CA : Yes, and actually 3 SDKs, based on the Android platform. If you to http://dronekit.io, you’ll see there are the 3 SDKs. We have what’s called Air, Ground and Cloud. And you can run code at every layer, or simultaneously in a low distribution of your computational tasks across the entire stack.
FB : As opposed to DJI or Yuneec, you provide no camera…
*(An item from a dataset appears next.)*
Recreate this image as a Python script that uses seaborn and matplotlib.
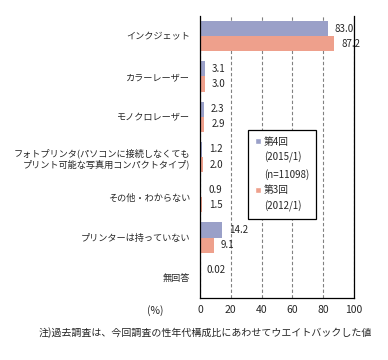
import numpy as np
import pandas as pd
import seaborn as sns
from matplotlib import pyplot as plt
from matplotlib.patches import Patch

# categories and values (%)
categories = ["インクジェット", "カラーレーザー", "モノクロレーザー",
              "フォトプリンタ(パソコンに接続しなくても\nプリント可能な写真用コンパクトタイプ)",
              "その他・わからない", "プリンターは持っていない", "無回答"]
round4 = [83.0, 3.1, 2.3, 1.2, 0.9, 14.2, 0.02]
round3 = [87.2, 3.0, 2.9, 2.0, 1.5, 9.1, np.nan]
series_names = ["第4回", "第3回"]
x_ticks = [0, 20, 40, 60, 80, 100]

color_palette = {"第4回": "#9AA0C8", "第3回": "#EEA08C"}

sns.set_style("white")
plt.rcParams["font.family"] = ["Noto Sans CJK JP", "DejaVu Sans"]
plt.rcParams["font.size"] = 7

df = pd.DataFrame({
    "category": categories * 2,
    "value": round4 + round3,
    "series": [series_names[0]] * len(categories) + [series_names[1]] * len(categories),
})

fig = plt.figure(figsize=(3.88, 3.6), dpi=100)
ax = fig.add_axes([0.5155, 0.1722, 0.397, 0.7833])

sns.barplot(data=df, y="category", x="value", hue="series", order=categories,
            hue_order=series_names, palette=color_palette, width=0.75,
            linewidth=0, saturation=1, orient="h", ax=ax, legend=False)

# value labels
for cont in ax.containers:
    labels = []
    for v in cont.datavalues:
        if np.isnan(v):
            labels.append("")
        elif v < 0.1:
            labels.append(f"{v:.2f}")
        else:
            labels.append(f"{v:.1f}")
    ax.bar_label(cont, labels=labels, padding=5, fontsize=7)

ax.set_xlim(0, 100)
ax.set_xticks(x_ticks)
ax.set_xlabel("")
ax.set_ylabel("")
ax.grid(axis="x", linestyle=(0, (3, 2)), color="#808080", linewidth=0.8)
ax.set_axisbelow(True)
ax.tick_params(axis="x", length=0, pad=5, labelsize=7.5)
ax.tick_params(axis="y", which="major", length=0, pad=7, labelsize=6.6)
ax.set_yticks(np.arange(-0.5, len(categories)), minor=True)
ax.tick_params(axis="y", which="minor", length=2.5, width=0.8, direction="out", color="black")

for side in ["left", "bottom", "right"]:
    ax.spines[side].set_visible(True)
    ax.spines[side].set_color("black")
    ax.spines[side].set_linewidth(0.9)
ax.spines["top"].set_visible(False)

ax.text(-0.29, -0.043, "(%)", transform=ax.transAxes, ha="center", va="center", fontsize=7.5)

# legend with multi-line entries
blank = Patch(facecolor="none", edgecolor="none")
handles = [Patch(facecolor=color_palette["第4回"]), blank, blank,
           Patch(facecolor=color_palette["第3回"]), blank]
labels = ["第4回", "(2015/1)", "(n=11098)", "第3回", "(2012/1)"]
leg = ax.legend(handles, labels, loc="upper left", bbox_to_anchor=(0.312, 0.596),
                fontsize=7, frameon=True, fancybox=False, framealpha=1,
                edgecolor="black", handlelength=0.6, handleheight=0.6,
                handletextpad=0.3, labelspacing=0.55, borderpad=0.7, borderaxespad=0)
leg.get_frame().set_linewidth(0.9)

fig.text(0.528, 0.075, "注)過去調査は、今回調査の性年代構成比にあわせてウエイトバックした値",
         ha="center", va="center", fontsize=7.2)

fig.savefig("out.png", dpi=100)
CA : Just a thing that make the difference is the Gopro. We love Gopro, which comes from the Silicon Valley, we think it is a great brand. But the problem with Gopro is because it’s just a closed box, it’s difficult to get the same control you get from a vehicle. So we did a deal with Gopro to have access to the camera’s bus, the little port at the back of the Gopro. You’ll see that our Solo gimbal is not only connected to the autopilot, but also you can turn the camera on and off, you can change mode, you can start, you can stop. You pipe HDMI all the way through the gimbal and then record on the phone as well as onboard.
FB : Gopro is willing to launch a device…
CA : Gopro has certainly talked about launching a drone, but that’s next year. In the meantime, they partner with us and they’re working very closely on insuring our drone is the best Gopro experience.
FB : The Solo carries a huge computing power. What is it going to be used for?
CA : There are 14 processors, but the main one is the autopilot which is called Pixhawk 2. It’s a redundant system, so it’s 2 autopilot basically built in. It’s got internal vibration damping, it’s quite advanced. But that’s only the autopilot. Then there’s a Linux computer, and that’s a higher level of mission planning and pathfinding.
FB : Is this inside the device ?
CA : Yes, onsite, in the air!
FB : What can we expect then?
CA : Well, the first thing you’re gonna see is more pathfinding. Let’s take something simple like you’re flying and you’re getting in trouble. So you have a few options. You can fly home if you’re a good pilot, and most people aren’t. You can press the Home button of course, but the device is going to come straight and might hit something. Or you can “rewind”. It’s remembering the entire path and can rewind along a safe path.
FB : Avoiding trees and obstacles?
CA : Exactly. Then you have things like computer vision. Right now we have a follow-me function. We were the first on the market with a commercial follow-me function. At the moment, the follow-me function is based on GPS. But we have computer vision onboard. We can do optical follow-me, combine optical and GPS. So if the GPS is not good, we recognize you and we can keep you in the shot.
FB : So applications will be available from anybody?
CA : We’re exactly like Android. An Android phone has got an operating system that’s made by Google. It’s got hardware which is made by lots of manufacturers, almost all the Chinese companies outside of DJI. Walkera, HobbyKing, Yuneec, and they all use our software.
FB : You may have hear about flight over nuclear power plants and flight over Paris, obviously illegal. Laws are being reinforced. What can you do as a manufacturer to help pilots?
CA : We can do a lot! One of features I’ve mentioned was smart. Being smart is knowing how to fly safely. The device is connected to the Cloud, all the time, automatically. Let’s assume you’re not a bad guy. You don’t know if it’s safe to fly. Because the device is connected to the Cloud, we can provide elements for a safe flight. When you start the device is that, because you’re online, it sends 4 data: who, what, where, and when. Who’s the pilot? Right now we know little about the pilot, but later we’ll know his experience in flight, his experience on the simulator. Like in a video game, as you level up, you get more powers. Where? is given by the GPS. What? is the device you’re flying. A Solo or another vehicle. And we know when?, obviously. We send that to the Cloud.